→ SUPPLIED DATA
=====
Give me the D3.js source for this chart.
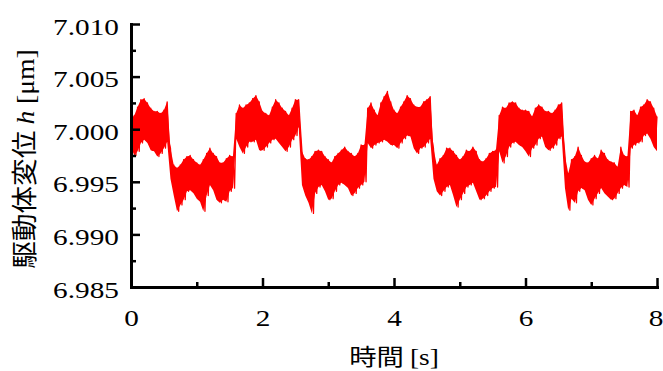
=====
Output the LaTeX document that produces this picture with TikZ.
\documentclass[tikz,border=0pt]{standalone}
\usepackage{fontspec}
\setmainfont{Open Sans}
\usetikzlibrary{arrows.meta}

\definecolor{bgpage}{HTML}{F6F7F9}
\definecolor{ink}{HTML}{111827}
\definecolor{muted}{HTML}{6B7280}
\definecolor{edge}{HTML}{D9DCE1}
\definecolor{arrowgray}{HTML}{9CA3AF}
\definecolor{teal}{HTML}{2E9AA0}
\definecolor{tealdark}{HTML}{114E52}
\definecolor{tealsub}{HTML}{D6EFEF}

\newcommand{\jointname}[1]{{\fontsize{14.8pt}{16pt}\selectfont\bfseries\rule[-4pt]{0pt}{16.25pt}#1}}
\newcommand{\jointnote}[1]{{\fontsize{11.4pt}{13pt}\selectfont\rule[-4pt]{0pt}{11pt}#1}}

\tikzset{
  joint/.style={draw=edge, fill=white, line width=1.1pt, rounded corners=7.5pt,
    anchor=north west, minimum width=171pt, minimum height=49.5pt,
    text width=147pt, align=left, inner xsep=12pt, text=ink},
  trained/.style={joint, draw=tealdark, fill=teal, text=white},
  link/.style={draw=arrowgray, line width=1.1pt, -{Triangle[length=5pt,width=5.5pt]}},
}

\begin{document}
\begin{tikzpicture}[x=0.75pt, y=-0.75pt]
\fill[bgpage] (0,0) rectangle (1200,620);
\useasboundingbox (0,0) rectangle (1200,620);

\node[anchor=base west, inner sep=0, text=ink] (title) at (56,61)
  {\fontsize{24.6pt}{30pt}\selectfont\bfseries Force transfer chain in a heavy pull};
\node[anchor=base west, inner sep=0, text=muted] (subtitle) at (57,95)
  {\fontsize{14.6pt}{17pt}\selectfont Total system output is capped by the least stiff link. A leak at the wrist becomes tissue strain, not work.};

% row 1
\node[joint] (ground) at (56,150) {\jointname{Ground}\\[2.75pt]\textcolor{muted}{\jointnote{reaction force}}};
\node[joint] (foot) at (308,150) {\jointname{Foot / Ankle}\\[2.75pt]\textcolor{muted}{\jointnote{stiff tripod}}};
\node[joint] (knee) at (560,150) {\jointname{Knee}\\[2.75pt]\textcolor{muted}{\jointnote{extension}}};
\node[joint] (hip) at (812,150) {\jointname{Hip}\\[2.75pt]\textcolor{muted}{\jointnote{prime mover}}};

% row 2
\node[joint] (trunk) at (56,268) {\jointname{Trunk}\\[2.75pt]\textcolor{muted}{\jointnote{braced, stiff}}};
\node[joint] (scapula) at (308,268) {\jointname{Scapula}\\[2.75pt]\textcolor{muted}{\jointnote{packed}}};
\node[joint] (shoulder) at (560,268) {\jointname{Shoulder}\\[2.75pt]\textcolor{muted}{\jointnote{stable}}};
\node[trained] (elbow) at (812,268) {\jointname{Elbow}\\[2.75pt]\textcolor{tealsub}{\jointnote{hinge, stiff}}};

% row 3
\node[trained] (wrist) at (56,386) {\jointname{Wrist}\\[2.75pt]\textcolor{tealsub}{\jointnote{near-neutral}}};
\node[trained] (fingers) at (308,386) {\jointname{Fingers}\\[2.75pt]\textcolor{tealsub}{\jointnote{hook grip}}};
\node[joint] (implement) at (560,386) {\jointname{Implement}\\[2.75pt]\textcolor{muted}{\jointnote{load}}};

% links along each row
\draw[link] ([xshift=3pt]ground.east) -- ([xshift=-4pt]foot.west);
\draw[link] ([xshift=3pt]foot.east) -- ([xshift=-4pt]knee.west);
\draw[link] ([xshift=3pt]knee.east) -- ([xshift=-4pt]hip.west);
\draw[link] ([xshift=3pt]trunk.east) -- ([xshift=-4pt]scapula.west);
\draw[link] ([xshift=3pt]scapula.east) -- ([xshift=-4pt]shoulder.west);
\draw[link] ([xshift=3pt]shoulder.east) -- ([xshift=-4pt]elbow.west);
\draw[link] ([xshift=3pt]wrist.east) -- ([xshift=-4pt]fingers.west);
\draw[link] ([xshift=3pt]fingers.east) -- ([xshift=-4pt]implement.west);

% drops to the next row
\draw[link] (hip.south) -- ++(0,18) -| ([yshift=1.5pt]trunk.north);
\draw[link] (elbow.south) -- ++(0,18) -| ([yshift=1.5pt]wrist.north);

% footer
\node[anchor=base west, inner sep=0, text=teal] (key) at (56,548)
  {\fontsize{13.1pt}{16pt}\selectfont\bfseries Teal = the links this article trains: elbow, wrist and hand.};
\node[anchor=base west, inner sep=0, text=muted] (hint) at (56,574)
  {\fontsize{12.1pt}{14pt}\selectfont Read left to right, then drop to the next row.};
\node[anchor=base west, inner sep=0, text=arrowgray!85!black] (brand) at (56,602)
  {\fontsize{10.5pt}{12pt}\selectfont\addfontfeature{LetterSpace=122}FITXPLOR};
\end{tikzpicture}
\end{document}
=====
→ EXERCISE
From the listing, copy every line where the string "this" appears.

→ TASK RESULT
Give me the D3.js source for this chart.
Output the LaTeX document that produces this picture with TikZ.
  {\fontsize{13.1pt}{16pt}\selectfont\bfseries Teal = the links this article trains: elbow, wrist and hand.};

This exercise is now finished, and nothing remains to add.